Barton’s involvement in the mining industry, as well as other industries, helped to greatly expand Cat’s product line.

“It became a major sector of our overall business success,” Barton says. “The key thing there was [offering] larger equipment.”

Despite his success in the aggregate and mining industries, Barton had to face some challenges stemming from the economic downturn.

“We had to make some tough choices,” he says. “We elected to get out of the agricultural business simply because it was robbing resources, at a time when we couldn’t afford to do so, from other product lines that were very successful.”

Six Sigma

As chairman and CEO of Caterpillar, Barton helped pave the way for a significant culture change within the company.

“Within Caterpillar, we changed the culture, in my opinion, by doing two things,” he says. “We organized into business units where we had these 15 different profit centers that were responsible for producing results and developing product. Then the introduction of Six Sigma addressed some of our quality problems and organizational issues.”

Six Sigma, introduced to the company in 2001, is an integrated, disciplined strategy geared toward improving facets of an organization based on historical information and data, as well as optimizing efficiency and success. It strays away from making common-sense decisions and harbors the importance of fact-based decisions.

“Internally, Glen was really known for his Six Sigma thrust,” Parker says. “Forever, he’ll be known as the ‘Father of Six Sigma’ for Caterpillar.”

The integration of this strategy helped stimulate employee efficiency and organize the company. It also encouraged a refined sense of unity that Barton fostered with his employees.

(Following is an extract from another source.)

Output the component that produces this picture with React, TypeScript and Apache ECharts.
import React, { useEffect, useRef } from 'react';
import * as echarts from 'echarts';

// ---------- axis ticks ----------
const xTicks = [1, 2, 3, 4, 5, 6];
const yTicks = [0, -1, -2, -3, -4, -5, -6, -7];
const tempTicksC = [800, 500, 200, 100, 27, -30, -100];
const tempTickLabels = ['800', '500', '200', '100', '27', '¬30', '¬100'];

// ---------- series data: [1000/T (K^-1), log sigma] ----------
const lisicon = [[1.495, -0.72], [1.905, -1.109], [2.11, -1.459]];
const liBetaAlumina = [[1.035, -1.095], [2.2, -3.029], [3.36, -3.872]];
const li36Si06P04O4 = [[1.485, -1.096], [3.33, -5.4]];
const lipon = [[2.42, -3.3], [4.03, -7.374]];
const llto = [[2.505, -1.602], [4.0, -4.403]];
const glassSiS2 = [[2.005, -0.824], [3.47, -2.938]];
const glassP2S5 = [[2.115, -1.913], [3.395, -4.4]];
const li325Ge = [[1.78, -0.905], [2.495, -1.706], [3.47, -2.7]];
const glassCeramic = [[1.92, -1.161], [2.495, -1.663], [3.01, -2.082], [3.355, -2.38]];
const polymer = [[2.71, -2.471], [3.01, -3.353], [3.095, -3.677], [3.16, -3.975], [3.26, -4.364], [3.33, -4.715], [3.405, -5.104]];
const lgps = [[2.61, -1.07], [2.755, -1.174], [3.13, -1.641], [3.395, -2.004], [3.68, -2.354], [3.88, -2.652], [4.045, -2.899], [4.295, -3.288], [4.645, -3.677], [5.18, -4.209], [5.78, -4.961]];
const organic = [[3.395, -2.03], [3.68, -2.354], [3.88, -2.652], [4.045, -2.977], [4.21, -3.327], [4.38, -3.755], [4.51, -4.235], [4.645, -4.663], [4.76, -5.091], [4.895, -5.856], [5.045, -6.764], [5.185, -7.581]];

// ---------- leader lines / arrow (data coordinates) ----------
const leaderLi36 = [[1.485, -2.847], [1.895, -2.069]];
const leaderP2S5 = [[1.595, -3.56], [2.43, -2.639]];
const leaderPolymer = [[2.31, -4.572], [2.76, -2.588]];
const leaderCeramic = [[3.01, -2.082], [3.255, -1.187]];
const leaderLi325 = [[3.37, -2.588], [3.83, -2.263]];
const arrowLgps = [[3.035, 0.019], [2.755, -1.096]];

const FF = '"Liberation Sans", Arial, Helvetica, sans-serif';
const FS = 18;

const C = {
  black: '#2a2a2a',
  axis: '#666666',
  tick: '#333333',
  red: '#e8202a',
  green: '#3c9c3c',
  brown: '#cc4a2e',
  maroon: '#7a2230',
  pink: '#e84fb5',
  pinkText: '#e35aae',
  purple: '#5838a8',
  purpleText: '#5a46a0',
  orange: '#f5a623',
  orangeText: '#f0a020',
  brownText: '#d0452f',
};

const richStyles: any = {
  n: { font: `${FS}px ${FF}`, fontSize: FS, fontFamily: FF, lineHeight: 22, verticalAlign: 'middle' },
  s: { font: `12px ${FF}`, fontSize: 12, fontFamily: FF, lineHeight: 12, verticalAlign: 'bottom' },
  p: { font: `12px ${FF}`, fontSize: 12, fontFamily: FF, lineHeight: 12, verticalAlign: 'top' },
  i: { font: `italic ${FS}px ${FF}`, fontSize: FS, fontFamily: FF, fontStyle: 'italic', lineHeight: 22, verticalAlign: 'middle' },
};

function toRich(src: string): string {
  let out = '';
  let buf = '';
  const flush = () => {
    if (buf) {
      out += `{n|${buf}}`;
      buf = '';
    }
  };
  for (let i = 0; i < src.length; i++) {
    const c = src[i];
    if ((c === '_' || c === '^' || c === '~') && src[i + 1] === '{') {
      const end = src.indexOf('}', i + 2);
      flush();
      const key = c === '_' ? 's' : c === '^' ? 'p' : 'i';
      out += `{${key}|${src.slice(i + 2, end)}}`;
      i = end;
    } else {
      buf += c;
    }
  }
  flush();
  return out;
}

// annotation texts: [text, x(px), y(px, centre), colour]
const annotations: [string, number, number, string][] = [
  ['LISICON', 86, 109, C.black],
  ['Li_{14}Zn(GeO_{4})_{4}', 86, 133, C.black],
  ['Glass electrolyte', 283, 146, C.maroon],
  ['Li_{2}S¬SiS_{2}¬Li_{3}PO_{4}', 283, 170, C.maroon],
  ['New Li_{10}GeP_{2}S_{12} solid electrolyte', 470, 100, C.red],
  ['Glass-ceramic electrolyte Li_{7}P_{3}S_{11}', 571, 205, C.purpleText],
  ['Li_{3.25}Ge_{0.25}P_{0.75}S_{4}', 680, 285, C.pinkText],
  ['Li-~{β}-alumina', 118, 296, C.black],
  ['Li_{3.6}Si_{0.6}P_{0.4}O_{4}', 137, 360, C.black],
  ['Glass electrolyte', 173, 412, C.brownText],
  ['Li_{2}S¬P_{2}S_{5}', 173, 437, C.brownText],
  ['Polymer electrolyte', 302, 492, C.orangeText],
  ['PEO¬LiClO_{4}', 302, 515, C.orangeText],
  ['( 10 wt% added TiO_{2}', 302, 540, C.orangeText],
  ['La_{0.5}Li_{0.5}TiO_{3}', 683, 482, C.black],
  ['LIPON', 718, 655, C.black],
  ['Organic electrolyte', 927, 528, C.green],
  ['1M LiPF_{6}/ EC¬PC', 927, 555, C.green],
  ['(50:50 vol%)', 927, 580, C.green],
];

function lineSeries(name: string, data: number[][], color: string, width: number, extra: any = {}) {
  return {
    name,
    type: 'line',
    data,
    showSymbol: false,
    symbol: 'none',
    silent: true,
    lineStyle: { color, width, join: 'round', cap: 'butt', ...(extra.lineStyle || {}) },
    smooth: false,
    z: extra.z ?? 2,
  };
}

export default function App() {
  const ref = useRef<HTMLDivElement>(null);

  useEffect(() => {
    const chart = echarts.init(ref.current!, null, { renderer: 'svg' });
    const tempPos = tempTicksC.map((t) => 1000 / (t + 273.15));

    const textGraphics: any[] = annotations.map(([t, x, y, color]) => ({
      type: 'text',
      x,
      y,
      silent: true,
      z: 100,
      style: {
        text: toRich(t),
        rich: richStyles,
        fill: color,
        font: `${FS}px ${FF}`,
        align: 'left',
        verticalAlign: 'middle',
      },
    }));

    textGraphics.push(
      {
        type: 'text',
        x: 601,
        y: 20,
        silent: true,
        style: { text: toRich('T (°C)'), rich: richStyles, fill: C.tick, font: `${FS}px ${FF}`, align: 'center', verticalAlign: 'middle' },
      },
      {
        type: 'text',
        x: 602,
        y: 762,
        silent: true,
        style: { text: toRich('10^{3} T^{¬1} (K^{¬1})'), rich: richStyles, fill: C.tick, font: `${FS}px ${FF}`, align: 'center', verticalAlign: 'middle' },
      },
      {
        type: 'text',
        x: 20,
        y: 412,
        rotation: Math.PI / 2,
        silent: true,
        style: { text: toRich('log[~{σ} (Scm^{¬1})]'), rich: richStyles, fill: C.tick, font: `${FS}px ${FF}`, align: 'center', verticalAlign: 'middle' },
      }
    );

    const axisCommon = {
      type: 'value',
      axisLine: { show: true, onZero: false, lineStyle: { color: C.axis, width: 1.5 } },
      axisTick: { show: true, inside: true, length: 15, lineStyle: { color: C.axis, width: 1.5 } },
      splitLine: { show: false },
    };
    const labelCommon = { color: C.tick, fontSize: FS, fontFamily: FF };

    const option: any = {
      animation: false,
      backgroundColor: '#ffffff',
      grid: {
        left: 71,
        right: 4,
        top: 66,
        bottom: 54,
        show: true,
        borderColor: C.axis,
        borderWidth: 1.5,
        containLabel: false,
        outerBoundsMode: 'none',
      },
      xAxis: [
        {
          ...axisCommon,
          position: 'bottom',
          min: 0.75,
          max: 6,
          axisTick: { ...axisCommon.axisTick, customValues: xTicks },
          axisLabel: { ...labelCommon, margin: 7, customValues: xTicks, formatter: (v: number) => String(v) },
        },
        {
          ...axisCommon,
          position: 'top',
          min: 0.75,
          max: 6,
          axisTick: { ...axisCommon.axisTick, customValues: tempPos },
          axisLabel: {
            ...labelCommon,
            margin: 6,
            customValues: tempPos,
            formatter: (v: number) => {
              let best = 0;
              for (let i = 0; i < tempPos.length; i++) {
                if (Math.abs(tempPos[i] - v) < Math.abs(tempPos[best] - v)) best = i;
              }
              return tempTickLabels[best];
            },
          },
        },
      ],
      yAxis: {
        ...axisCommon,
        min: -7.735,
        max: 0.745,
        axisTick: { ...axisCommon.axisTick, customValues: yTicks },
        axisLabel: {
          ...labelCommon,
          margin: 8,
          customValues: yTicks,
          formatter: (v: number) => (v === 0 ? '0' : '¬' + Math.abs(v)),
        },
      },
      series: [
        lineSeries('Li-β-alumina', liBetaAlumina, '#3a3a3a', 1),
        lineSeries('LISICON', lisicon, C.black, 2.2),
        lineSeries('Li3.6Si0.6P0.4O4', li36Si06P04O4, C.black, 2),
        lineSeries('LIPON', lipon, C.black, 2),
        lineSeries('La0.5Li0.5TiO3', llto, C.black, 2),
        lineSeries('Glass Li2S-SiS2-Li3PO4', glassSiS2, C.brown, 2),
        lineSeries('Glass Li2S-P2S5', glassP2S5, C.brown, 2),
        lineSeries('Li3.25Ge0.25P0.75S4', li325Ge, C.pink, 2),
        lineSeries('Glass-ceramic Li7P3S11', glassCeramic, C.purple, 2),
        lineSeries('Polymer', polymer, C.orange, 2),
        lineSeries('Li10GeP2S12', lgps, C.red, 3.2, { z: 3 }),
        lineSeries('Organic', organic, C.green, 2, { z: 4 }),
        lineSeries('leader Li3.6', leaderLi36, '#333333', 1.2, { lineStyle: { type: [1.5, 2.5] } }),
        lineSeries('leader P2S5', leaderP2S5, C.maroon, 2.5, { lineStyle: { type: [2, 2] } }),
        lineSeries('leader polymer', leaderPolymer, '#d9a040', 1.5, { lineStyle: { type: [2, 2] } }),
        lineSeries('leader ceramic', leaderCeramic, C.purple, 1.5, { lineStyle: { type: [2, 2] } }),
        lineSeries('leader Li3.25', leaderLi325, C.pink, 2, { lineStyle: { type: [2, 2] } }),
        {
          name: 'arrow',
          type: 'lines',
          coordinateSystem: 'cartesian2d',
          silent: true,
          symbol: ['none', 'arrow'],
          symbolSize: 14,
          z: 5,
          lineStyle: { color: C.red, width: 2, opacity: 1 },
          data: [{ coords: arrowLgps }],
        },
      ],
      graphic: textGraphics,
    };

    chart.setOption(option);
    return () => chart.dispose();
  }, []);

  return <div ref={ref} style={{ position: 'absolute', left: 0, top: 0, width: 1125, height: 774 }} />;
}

“Whenever I visited one of our manufacturing plants, I insisted on having an opportunity to meet with all of the employees, if possible, or at least a segment of the employees each time, to convey my knowledge of what they were doing and give them some feedback and appreciation for what they were doing,” Barton says.

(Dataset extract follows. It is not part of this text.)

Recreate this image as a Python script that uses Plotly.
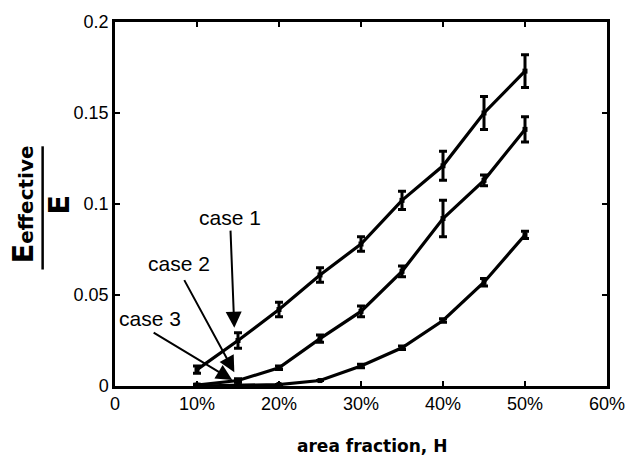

Barton’s people-oriented personality and leadership eventually led Caterpillar to grow from a $685 million company in 1961 to a $30 billion company in 2004. Today, his legacy at Caterpillar is felt every day through the company’s continued success in economic growth and expansion.

“We have an expression around Caterpillar that you get ‘yellow blood,’” Barton says. “And I certainly am one of those individuals that ended up with a full tank of yellow blood.”